Where does the string "this" appear in the records? Copy every line that contains it.

________________________________________

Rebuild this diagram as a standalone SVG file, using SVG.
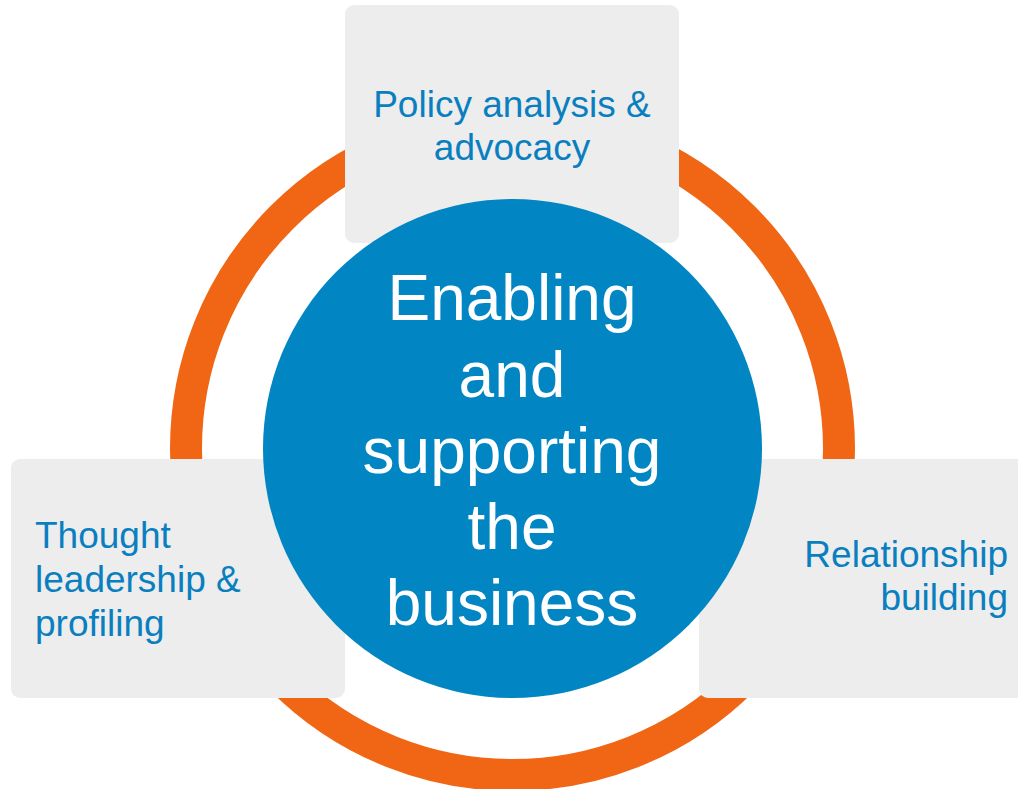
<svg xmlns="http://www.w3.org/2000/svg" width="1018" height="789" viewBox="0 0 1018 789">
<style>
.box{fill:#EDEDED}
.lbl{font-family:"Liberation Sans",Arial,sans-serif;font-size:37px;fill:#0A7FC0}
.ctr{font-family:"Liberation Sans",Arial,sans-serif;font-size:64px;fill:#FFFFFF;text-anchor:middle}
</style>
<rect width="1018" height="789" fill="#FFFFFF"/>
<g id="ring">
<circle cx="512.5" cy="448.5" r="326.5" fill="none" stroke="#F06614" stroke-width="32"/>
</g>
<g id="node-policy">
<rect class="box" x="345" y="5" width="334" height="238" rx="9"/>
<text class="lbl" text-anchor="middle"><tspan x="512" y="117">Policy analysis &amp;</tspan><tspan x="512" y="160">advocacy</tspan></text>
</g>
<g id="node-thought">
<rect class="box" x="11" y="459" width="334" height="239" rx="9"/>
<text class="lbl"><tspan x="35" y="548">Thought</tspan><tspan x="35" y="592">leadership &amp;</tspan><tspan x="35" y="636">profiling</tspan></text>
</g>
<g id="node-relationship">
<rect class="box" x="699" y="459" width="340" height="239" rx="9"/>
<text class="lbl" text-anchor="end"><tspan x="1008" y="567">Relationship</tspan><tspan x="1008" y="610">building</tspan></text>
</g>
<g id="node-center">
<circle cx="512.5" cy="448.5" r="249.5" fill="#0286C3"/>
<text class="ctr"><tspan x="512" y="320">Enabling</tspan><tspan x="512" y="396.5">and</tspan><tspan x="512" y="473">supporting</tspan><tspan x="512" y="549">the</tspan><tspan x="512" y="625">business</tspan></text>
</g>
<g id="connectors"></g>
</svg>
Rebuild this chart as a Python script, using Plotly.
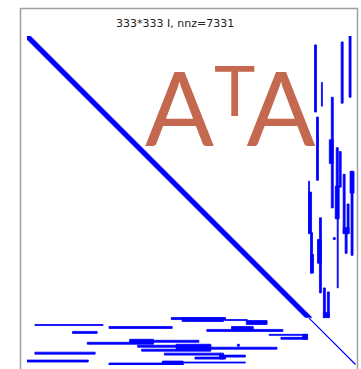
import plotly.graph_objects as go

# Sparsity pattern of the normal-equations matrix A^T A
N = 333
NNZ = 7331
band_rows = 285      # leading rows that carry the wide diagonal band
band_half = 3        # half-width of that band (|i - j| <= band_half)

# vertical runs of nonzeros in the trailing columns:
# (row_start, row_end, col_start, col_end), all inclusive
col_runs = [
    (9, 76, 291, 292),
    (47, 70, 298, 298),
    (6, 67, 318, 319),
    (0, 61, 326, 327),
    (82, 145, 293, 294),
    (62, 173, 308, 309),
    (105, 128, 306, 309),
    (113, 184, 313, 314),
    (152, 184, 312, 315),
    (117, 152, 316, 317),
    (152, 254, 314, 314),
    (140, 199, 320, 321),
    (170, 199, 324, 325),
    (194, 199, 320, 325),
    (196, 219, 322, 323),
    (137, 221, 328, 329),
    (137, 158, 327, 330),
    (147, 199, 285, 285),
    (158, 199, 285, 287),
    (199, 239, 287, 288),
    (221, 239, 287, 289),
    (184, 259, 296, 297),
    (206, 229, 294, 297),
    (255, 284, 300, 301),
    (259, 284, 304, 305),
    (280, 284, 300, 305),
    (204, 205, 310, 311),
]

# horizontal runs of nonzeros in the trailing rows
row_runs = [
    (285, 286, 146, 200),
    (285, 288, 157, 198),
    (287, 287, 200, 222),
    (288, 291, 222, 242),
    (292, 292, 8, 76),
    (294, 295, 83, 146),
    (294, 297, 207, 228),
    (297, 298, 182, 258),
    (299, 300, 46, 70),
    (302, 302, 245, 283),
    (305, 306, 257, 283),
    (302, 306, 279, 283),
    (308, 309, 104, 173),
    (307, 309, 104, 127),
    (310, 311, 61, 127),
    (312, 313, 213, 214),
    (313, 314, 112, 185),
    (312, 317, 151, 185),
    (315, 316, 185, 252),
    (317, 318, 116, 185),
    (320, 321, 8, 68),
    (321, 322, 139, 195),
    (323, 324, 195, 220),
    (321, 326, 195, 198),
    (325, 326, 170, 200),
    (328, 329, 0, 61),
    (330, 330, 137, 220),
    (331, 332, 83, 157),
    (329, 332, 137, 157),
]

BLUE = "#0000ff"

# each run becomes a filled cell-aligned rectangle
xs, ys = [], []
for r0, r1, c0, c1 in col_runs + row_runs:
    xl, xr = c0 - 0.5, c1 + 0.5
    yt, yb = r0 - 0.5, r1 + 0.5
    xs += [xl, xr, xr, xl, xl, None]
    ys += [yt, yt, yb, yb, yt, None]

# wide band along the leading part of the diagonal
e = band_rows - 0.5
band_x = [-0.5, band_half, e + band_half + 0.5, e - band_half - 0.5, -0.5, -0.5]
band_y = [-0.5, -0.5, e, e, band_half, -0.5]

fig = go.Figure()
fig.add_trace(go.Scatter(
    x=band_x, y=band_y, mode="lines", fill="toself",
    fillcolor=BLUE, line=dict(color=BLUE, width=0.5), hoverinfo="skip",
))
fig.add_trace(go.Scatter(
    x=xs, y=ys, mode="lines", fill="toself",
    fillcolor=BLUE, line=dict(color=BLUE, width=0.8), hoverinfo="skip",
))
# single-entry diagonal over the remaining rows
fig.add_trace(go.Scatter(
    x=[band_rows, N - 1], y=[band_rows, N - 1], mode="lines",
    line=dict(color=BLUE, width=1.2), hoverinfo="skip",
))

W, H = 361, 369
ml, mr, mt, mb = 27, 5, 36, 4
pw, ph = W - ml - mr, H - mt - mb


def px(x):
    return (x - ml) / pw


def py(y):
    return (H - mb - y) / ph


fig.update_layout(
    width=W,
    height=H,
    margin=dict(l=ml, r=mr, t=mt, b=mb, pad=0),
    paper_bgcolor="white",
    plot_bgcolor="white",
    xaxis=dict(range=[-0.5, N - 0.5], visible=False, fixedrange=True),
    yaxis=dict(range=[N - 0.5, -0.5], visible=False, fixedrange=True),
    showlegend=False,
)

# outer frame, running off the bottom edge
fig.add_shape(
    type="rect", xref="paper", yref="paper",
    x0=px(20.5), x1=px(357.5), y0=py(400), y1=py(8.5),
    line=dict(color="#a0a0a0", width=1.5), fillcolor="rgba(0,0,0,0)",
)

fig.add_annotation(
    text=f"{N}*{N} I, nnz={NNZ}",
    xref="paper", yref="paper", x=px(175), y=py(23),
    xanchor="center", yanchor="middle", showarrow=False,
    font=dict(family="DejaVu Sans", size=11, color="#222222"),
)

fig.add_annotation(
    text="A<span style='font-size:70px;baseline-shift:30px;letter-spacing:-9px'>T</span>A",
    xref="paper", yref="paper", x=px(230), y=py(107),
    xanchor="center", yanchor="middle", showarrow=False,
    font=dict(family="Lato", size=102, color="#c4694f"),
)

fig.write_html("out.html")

________________________________________

* [Output of the exercise]:
Rebuild this diagram as a standalone SVG file, using SVG.
Rebuild this chart as a Python script, using Plotly.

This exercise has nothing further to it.